Given request> Exactly as written, retype the listing below, omitting the pictures.

Dataset extract>
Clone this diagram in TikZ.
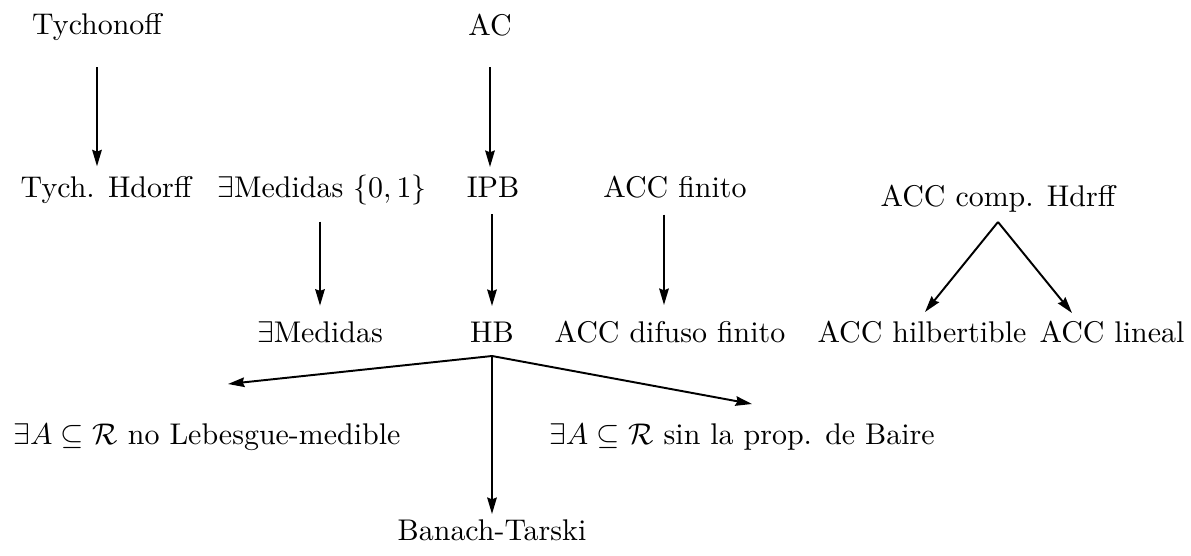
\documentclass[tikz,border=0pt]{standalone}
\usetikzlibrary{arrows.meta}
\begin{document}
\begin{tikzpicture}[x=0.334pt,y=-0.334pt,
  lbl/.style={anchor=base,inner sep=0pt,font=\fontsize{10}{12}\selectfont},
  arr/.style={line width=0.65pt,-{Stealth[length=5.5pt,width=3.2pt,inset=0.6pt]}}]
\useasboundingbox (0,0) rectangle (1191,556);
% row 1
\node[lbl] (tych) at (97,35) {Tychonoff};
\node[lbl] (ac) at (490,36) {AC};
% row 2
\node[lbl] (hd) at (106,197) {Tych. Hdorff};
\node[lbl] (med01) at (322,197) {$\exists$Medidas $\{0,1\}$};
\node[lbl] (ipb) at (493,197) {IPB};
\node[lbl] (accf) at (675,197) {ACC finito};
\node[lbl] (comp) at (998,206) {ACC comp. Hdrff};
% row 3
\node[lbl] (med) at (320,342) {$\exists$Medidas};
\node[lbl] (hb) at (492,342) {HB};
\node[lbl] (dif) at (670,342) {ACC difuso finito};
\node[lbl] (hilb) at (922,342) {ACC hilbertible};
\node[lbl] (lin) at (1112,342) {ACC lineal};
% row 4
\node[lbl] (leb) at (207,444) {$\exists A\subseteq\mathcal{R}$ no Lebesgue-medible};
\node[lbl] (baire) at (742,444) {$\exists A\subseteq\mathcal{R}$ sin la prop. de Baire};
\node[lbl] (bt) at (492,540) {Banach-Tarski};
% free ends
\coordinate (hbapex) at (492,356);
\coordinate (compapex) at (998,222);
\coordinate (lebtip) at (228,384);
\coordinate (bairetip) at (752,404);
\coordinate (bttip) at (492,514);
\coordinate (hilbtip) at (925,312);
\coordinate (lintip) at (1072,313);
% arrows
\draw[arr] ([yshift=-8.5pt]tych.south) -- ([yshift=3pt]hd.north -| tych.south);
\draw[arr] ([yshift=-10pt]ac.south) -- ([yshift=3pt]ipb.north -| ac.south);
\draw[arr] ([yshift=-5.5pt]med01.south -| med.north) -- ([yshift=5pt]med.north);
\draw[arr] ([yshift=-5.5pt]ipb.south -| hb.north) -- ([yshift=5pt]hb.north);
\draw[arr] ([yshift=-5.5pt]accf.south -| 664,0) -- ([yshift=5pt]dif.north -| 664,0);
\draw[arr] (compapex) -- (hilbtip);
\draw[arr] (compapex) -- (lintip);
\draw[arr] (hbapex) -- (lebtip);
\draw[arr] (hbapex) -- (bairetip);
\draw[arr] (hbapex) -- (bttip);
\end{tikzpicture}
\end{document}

Problem solution>
Clone this diagram in TikZ.
\documentclass[tikz,border=0pt]{standalone}
\usetikzlibrary{arrows.meta}
\begin{document}
\begin{tikzpicture}[x=0.334pt,y=-0.334pt,
  lbl/.style={anchor=base,inner sep=0pt,font=\fontsize{10}{12}\selectfont},
  arr/.style={line width=0.65pt,-{Stealth[length=5.5pt,width=3.2pt,inset=0.6pt]}}]
\useasboundingbox (0,0) rectangle (1191,556);
% row 1
\node[lbl] (tych) at (97,35) {Tychonoff};
\node[lbl] (ac) at (490,36) {AC};
% row 2
\node[lbl] (hd) at (106,197) {Tych. Hdorff};
\node[lbl] (med01) at (322,197) {$\exists$Medidas $\{0,1\}$};
\node[lbl] (ipb) at (493,197) {IPB};
\node[lbl] (accf) at (675,197) {ACC finito};
\node[lbl] (comp) at (998,206) {ACC comp. Hdrff};
% row 3
\node[lbl] (med) at (320,342) {$\exists$Medidas};
\node[lbl] (hb) at (492,342) {HB};
\node[lbl] (dif) at (670,342) {ACC difuso finito};
\node[lbl] (hilb) at (922,342) {ACC hilbertible};
\node[lbl] (lin) at (1112,342) {ACC lineal};
% row 4
\node[lbl] (leb) at (207,444) {$\exists A\subseteq\mathcal{R}$ no Lebesgue-medible};
\node[lbl] (baire) at (742,444) {$\exists A\subseteq\mathcal{R}$ sin la prop. de Baire};
\node[lbl] (bt) at (492,540) {Banach-Tarski};
% free ends
\coordinate (hbapex) at (492,356);
\coordinate (compapex) at (998,222);
\coordinate (lebtip) at (228,384);
\coordinate (bairetip) at (752,404);
\coordinate (bttip) at (492,514);
\coordinate (hilbtip) at (925,312);
\coordinate (lintip) at (1072,313);
% arrows
\draw[arr] ([yshift=-8.5pt]tych.south) -- ([yshift=3pt]hd.north -| tych.south);
\draw[arr] ([yshift=-10pt]ac.south) -- ([yshift=3pt]ipb.north -| ac.south);
\draw[arr] ([yshift=-5.5pt]med01.south -| med.north) -- ([yshift=5pt]med.north);
\draw[arr] ([yshift=-5.5pt]ipb.south -| hb.north) -- ([yshift=5pt]hb.north);
\draw[arr] ([yshift=-5.5pt]accf.south -| 664,0) -- ([yshift=5pt]dif.north -| 664,0);
\draw[arr] (compapex) -- (hilbtip);
\draw[arr] (compapex) -- (lintip);
\draw[arr] (hbapex) -- (lebtip);
\draw[arr] (hbapex) -- (bairetip);
\draw[arr] (hbapex) -- (bttip);
\end{tikzpicture}
\end{document}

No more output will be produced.